NEW YORK—Benchmark 10-year U.S. Treasury yields jumped to their highest level since 2011 on Monday as investors adjusted for the likelihood that the Federal Reserve will hike rates higher and for longer than previously expected as inflation remains near multi-decade highs.
Data last week showed higher-than-expected consumer prices in August, dashing hopes that the worst of rising price pressures may be in the past.
It also made it more likely that the Fed will hike rates by another 75 basis points when it concludes its two-day meeting on Wednesday. Traders are now pricing in a 77 percent chance of a 75 basis points hike and a 23 percent likelihood of a 100 basis points increase.
Investors are grappling to determine how long the Fed will raise rates as monetary tightening by central banks globally also raises concerns about growth.
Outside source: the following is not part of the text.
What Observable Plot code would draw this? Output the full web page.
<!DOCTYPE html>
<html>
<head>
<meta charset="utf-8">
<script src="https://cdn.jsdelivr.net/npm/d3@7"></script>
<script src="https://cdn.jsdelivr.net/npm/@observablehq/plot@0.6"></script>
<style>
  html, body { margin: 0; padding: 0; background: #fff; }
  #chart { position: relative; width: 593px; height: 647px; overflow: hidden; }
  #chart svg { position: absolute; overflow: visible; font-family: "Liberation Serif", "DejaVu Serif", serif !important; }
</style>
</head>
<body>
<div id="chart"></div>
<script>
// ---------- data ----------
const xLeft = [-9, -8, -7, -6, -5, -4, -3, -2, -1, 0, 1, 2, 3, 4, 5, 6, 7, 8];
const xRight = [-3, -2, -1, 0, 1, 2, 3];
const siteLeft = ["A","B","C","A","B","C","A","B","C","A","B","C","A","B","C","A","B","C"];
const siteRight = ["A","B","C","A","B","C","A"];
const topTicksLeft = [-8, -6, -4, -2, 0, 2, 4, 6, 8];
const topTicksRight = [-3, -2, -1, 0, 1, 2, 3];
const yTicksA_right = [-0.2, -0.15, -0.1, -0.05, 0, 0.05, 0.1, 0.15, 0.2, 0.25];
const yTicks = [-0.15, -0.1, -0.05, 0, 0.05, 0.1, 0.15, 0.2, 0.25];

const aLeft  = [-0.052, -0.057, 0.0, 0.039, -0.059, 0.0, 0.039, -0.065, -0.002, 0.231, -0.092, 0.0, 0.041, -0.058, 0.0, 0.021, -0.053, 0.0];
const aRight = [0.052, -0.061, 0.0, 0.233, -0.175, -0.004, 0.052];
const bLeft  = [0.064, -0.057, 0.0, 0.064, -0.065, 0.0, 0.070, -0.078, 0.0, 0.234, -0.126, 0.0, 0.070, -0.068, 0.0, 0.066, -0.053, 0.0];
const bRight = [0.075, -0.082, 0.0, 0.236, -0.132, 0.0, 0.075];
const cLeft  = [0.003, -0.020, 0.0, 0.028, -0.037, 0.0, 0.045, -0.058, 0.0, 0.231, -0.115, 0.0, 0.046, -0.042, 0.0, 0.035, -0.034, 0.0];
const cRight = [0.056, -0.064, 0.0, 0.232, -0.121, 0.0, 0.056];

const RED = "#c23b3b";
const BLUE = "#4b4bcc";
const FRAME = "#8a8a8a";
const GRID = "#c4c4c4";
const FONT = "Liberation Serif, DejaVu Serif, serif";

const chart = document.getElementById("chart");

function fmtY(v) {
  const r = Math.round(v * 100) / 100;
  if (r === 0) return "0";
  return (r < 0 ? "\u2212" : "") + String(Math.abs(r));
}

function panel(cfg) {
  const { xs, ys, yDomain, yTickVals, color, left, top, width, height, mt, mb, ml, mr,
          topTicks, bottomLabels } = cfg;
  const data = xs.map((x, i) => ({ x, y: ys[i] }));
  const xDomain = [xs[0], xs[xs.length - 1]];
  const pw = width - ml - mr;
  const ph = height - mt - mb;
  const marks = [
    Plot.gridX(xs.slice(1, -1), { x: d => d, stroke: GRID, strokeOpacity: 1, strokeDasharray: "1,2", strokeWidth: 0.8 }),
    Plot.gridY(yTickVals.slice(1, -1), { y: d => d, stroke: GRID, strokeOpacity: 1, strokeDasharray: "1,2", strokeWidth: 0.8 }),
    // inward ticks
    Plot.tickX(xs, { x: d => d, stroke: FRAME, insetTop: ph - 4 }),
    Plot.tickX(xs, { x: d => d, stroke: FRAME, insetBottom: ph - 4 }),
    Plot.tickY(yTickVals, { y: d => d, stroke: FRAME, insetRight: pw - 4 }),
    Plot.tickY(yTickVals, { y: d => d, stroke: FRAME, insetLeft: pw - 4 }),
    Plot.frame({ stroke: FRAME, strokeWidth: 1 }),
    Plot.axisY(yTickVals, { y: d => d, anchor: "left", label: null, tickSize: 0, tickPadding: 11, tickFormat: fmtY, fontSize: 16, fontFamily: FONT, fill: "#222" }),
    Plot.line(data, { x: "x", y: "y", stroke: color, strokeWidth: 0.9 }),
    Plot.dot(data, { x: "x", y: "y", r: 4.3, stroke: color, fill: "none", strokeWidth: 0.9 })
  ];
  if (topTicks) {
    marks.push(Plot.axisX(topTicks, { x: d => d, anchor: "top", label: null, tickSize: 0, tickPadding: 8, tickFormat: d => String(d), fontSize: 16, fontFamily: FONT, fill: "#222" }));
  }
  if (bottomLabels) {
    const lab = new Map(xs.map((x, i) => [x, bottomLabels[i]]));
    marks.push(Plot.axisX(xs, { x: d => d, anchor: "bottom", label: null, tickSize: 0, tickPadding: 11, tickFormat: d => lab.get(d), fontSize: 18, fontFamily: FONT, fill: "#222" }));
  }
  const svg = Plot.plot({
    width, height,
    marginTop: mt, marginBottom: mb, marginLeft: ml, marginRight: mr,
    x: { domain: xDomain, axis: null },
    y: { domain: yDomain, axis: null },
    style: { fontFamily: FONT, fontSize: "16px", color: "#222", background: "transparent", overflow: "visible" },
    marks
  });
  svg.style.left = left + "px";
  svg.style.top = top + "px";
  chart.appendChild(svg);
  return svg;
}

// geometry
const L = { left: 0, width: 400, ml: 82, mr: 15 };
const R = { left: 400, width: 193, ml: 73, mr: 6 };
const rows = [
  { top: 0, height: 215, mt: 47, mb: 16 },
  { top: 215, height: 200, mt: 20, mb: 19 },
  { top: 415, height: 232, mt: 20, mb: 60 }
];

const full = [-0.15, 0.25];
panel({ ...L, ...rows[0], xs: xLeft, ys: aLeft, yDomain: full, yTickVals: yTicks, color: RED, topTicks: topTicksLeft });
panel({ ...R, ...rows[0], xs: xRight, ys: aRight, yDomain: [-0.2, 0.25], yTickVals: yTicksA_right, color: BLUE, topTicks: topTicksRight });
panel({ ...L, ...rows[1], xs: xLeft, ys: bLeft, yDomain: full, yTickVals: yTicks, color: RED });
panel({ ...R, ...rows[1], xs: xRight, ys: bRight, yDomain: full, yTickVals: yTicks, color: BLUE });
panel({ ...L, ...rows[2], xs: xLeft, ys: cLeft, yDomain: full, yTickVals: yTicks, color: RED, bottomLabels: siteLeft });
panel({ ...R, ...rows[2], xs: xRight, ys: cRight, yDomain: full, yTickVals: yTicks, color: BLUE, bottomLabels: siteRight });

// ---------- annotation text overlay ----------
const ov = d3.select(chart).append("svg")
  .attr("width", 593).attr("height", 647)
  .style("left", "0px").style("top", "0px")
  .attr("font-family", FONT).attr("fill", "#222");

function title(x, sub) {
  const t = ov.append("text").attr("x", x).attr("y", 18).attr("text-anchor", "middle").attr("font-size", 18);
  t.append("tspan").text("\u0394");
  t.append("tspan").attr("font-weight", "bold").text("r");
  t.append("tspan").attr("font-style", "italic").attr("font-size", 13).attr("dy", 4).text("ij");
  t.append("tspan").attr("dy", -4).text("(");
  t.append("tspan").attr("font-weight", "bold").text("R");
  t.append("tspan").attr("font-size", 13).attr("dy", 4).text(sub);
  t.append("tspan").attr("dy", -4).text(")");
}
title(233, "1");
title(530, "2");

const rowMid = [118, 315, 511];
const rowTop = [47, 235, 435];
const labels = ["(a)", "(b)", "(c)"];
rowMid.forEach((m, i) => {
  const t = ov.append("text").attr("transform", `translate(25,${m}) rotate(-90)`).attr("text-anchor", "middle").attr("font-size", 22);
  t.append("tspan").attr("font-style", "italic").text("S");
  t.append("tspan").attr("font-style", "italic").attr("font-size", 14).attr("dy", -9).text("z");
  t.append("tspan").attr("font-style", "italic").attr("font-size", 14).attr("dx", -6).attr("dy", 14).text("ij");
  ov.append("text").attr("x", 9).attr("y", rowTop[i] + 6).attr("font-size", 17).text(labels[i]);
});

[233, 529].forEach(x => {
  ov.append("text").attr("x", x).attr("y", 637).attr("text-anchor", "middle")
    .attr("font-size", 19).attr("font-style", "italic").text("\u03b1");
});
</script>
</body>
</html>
“They’ve been pointing to a series of rate hikes and this is one of them, but we’re not going to hear anything this week about when rate hikes might end,” said Jim Vogel, an interest rate strategist at FHN Financial in Memphis, Tennessee.
“Right now we’ve got a series of concerns about the global economy, we have varying reports, but … there’s no noticeable crash that says, oh now we have seen central banks push things too far,” Vogel added.
Benchmark 10-year yields reached a high of 3.518 percent, the highest since April 2011, before falling back to 3.479 percent.
Two-year yields reached 3.961 percent, the highest since November 2007, and were last 3.942 percent.
The closely watched yield curve between two-year and 10-year notes inverted as far as negative 48 basis points. An inversion in this part of the yield curve is viewed as a reliable indicator that a recession will follow in one-to-two years.
The Treasury will sell $12 billion in 20-year bonds on Tuesday and $15 billion in 10-year Treasury Inflation-Protected Securities (TIPS) on Thursday.